▶ [Problem] Take the lines from the beginning of the material through the line containing "import * as" and retype them exactly, leaving the pictures out.
** Start Listed entries **
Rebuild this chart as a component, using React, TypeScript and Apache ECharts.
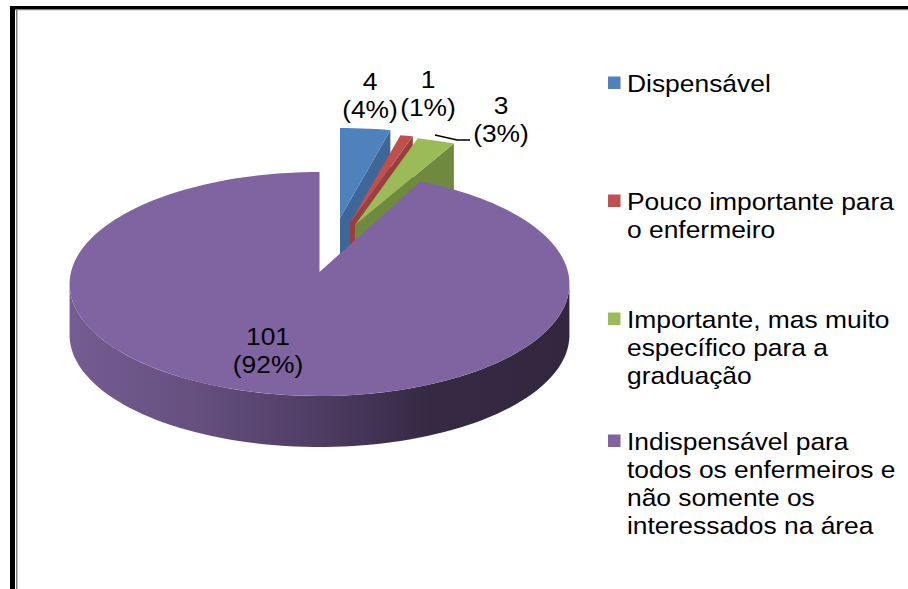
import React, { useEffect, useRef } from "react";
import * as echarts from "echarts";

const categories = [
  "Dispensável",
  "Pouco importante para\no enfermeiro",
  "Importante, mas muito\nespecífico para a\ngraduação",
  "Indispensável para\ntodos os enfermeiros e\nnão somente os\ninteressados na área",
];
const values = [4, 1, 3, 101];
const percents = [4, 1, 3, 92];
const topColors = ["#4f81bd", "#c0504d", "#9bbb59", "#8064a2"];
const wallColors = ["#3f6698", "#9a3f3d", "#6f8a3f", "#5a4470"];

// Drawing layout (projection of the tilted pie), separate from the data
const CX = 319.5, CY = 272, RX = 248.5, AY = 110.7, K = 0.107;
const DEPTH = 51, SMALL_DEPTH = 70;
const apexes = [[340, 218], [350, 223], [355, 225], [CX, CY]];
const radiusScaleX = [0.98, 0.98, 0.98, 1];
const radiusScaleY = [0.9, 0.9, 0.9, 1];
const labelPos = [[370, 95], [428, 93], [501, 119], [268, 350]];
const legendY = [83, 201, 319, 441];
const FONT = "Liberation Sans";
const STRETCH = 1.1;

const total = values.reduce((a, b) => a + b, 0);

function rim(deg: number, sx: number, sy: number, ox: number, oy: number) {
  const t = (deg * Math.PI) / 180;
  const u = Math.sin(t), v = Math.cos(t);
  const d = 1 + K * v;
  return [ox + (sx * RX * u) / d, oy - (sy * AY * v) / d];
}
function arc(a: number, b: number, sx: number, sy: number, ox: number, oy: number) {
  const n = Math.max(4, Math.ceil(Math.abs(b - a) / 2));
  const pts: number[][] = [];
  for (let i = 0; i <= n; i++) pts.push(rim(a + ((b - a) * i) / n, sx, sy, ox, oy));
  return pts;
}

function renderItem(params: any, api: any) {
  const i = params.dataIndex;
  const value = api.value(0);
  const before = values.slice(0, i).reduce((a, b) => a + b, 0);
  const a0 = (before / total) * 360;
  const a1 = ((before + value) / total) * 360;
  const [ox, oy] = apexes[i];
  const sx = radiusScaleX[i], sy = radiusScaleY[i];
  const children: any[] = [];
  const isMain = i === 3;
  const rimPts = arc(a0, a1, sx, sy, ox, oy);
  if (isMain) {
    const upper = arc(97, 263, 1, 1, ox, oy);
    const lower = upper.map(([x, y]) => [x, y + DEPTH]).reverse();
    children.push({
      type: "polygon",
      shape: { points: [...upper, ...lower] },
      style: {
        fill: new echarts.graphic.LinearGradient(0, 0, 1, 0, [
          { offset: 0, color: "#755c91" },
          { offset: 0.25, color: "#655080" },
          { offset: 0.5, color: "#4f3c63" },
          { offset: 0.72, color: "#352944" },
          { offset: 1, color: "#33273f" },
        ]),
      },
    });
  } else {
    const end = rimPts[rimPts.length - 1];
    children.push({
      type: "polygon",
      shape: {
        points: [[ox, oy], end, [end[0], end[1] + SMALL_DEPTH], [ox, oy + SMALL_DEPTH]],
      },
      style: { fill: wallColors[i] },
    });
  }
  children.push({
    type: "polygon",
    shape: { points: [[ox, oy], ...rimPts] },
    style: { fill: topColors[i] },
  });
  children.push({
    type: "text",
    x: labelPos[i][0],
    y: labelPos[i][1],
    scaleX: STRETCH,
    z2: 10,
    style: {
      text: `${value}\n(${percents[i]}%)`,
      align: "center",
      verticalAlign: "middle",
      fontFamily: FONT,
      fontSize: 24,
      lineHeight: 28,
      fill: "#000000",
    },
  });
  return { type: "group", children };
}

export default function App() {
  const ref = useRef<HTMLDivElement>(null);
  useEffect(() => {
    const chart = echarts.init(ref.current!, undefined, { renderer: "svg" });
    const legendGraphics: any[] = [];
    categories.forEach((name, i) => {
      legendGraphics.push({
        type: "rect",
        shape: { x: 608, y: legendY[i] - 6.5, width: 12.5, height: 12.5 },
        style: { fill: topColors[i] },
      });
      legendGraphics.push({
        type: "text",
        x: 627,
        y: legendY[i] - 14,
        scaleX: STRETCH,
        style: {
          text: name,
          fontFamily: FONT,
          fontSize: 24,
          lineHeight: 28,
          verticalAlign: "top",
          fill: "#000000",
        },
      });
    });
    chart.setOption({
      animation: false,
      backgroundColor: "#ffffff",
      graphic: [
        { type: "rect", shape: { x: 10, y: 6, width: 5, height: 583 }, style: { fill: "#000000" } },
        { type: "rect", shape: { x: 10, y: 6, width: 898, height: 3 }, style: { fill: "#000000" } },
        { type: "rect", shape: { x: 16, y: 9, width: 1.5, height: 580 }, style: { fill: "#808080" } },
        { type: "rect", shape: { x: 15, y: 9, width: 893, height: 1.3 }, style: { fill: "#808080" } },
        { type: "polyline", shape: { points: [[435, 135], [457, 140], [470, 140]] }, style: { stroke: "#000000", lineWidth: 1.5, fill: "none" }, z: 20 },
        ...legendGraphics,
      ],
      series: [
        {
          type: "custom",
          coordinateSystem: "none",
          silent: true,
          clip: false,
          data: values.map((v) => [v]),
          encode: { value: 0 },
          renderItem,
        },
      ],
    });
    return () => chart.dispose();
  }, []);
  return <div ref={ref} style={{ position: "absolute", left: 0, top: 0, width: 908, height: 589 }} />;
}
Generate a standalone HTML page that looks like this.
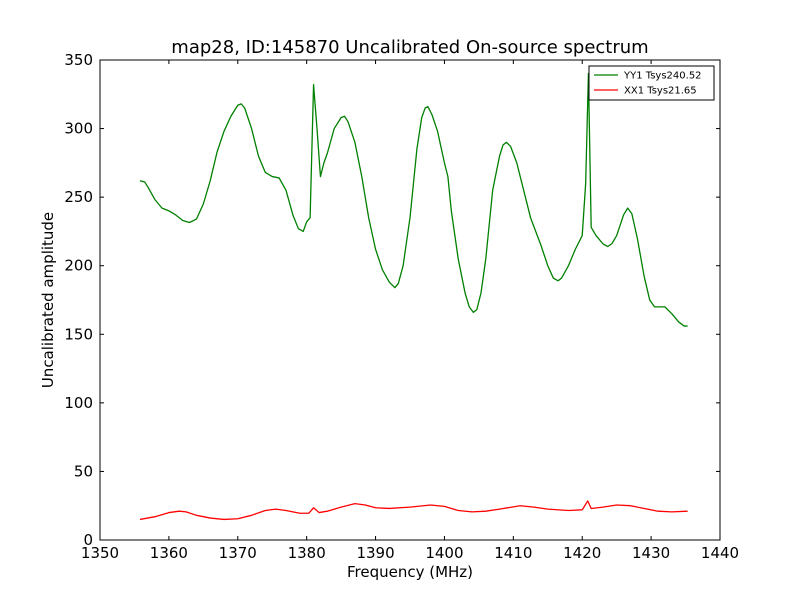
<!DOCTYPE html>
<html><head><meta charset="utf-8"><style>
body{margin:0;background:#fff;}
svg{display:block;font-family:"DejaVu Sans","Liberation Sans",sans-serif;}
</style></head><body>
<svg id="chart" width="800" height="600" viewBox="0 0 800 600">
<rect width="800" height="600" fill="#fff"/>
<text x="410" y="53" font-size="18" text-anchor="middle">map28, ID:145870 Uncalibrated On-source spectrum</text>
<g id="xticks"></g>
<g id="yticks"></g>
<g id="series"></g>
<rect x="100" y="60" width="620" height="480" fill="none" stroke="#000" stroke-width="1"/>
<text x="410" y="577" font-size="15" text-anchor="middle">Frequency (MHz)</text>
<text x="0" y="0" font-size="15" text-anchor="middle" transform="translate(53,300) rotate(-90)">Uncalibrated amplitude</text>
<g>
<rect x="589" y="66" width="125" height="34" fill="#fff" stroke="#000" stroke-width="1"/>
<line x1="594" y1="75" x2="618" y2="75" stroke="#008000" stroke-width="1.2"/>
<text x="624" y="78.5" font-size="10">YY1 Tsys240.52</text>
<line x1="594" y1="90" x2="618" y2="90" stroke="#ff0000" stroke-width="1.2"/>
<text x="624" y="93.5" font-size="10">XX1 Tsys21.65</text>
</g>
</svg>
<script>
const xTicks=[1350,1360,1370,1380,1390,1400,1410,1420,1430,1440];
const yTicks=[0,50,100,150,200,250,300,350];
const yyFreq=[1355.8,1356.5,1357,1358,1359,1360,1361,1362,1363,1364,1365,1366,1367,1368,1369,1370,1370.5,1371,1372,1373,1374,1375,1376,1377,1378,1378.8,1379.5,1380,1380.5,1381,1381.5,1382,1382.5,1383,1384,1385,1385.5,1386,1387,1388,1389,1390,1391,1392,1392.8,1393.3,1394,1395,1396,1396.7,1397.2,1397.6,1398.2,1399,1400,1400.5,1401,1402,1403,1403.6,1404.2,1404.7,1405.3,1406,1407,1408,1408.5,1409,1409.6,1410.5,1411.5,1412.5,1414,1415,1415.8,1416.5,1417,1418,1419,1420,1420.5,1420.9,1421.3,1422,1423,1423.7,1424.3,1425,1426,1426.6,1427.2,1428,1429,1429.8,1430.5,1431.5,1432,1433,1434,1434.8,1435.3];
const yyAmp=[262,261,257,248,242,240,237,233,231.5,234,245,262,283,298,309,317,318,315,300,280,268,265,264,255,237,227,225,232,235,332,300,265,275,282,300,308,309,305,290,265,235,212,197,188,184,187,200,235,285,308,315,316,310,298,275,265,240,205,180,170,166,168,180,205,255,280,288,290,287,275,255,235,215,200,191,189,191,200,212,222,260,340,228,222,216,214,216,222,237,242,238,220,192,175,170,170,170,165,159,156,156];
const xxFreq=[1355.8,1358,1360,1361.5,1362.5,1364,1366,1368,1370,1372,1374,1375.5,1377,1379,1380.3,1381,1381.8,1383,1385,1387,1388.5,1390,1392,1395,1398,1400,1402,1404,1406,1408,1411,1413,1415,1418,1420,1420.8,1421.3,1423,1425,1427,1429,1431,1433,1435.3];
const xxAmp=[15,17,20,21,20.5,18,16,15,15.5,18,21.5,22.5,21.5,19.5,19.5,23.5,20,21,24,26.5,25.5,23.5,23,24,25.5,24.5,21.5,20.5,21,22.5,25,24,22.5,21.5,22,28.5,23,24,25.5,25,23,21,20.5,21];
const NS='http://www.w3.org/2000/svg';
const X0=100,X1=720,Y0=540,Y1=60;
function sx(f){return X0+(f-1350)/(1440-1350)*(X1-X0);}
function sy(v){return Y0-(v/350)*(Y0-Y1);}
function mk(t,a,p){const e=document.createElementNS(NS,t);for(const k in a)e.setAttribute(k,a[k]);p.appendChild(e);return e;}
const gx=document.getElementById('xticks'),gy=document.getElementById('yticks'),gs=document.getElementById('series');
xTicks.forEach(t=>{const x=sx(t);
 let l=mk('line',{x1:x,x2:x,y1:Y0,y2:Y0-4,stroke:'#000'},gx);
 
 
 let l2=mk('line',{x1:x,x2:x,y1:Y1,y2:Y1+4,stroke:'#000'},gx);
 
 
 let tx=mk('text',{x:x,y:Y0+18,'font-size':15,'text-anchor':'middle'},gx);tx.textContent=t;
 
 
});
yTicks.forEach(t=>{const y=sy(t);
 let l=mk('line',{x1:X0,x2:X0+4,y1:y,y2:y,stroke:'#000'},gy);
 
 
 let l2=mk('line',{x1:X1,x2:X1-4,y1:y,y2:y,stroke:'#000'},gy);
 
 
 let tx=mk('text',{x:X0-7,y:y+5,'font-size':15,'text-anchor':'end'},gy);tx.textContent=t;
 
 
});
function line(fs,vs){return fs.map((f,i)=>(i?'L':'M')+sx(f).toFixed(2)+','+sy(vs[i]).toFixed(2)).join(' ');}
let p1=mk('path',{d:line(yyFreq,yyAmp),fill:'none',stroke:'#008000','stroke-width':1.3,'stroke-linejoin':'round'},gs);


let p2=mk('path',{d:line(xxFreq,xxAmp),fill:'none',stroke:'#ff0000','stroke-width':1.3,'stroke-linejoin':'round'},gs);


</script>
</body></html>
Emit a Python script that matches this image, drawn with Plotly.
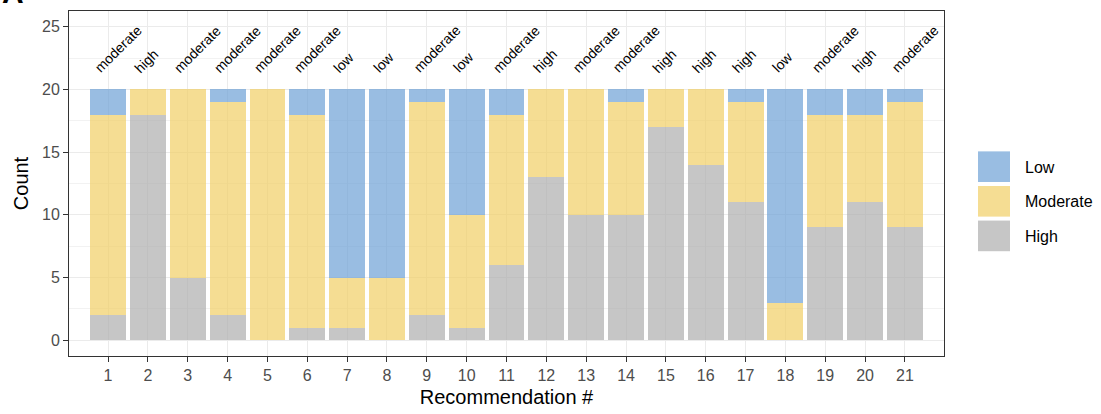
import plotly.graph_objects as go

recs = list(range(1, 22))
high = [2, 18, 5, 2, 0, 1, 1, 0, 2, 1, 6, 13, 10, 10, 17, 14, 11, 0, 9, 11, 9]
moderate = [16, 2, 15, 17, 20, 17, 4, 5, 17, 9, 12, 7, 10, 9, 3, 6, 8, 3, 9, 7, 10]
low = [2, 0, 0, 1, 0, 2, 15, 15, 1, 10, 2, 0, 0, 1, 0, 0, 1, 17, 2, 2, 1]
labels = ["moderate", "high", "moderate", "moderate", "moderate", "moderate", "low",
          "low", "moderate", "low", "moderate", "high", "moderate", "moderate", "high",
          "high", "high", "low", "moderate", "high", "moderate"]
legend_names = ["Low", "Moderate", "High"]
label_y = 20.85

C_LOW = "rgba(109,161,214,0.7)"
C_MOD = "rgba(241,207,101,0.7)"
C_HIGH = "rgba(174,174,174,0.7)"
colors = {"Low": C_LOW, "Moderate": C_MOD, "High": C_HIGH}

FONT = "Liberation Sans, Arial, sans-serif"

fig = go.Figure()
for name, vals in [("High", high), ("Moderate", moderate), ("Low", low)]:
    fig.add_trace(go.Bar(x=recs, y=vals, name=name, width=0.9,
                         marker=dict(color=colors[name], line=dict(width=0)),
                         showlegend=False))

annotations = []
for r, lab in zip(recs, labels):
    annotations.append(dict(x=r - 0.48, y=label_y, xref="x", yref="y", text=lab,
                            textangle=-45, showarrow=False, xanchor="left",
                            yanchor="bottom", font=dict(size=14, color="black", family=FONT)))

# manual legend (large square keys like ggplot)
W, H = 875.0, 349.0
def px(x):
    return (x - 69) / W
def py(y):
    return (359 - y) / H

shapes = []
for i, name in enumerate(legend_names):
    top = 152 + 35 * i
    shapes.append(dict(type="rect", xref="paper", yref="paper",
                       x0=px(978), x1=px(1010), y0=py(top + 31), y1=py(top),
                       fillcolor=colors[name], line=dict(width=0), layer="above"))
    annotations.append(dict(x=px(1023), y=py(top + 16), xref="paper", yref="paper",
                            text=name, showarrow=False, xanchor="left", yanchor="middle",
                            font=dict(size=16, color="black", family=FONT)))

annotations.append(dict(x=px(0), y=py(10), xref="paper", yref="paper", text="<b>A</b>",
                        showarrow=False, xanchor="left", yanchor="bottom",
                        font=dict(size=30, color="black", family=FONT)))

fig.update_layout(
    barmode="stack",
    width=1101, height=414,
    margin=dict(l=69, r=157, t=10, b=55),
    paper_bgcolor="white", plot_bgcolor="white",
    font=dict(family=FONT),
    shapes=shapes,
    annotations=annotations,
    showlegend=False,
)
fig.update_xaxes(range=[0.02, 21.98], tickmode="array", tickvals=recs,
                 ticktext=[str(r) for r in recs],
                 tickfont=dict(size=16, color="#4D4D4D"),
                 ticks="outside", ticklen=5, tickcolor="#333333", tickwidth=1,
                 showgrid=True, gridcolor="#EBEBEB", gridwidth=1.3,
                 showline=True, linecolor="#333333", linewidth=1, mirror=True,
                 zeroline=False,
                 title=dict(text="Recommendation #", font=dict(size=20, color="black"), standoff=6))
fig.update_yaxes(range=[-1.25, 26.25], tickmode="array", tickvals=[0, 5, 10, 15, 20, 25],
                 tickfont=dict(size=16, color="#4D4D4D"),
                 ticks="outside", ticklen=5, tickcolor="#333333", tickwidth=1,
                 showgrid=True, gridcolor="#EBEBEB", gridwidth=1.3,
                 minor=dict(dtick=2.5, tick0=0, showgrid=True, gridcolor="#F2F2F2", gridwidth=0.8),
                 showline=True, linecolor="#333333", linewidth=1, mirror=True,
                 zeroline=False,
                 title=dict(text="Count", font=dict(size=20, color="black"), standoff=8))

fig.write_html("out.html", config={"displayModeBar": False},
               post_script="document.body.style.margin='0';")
** End Listed entries **
▶ [Response for this exercise]
Rebuild this chart as a component, using React, TypeScript and Apache ECharts.
import React, { useEffect, useRef } from "react";
import * as echarts from "echarts";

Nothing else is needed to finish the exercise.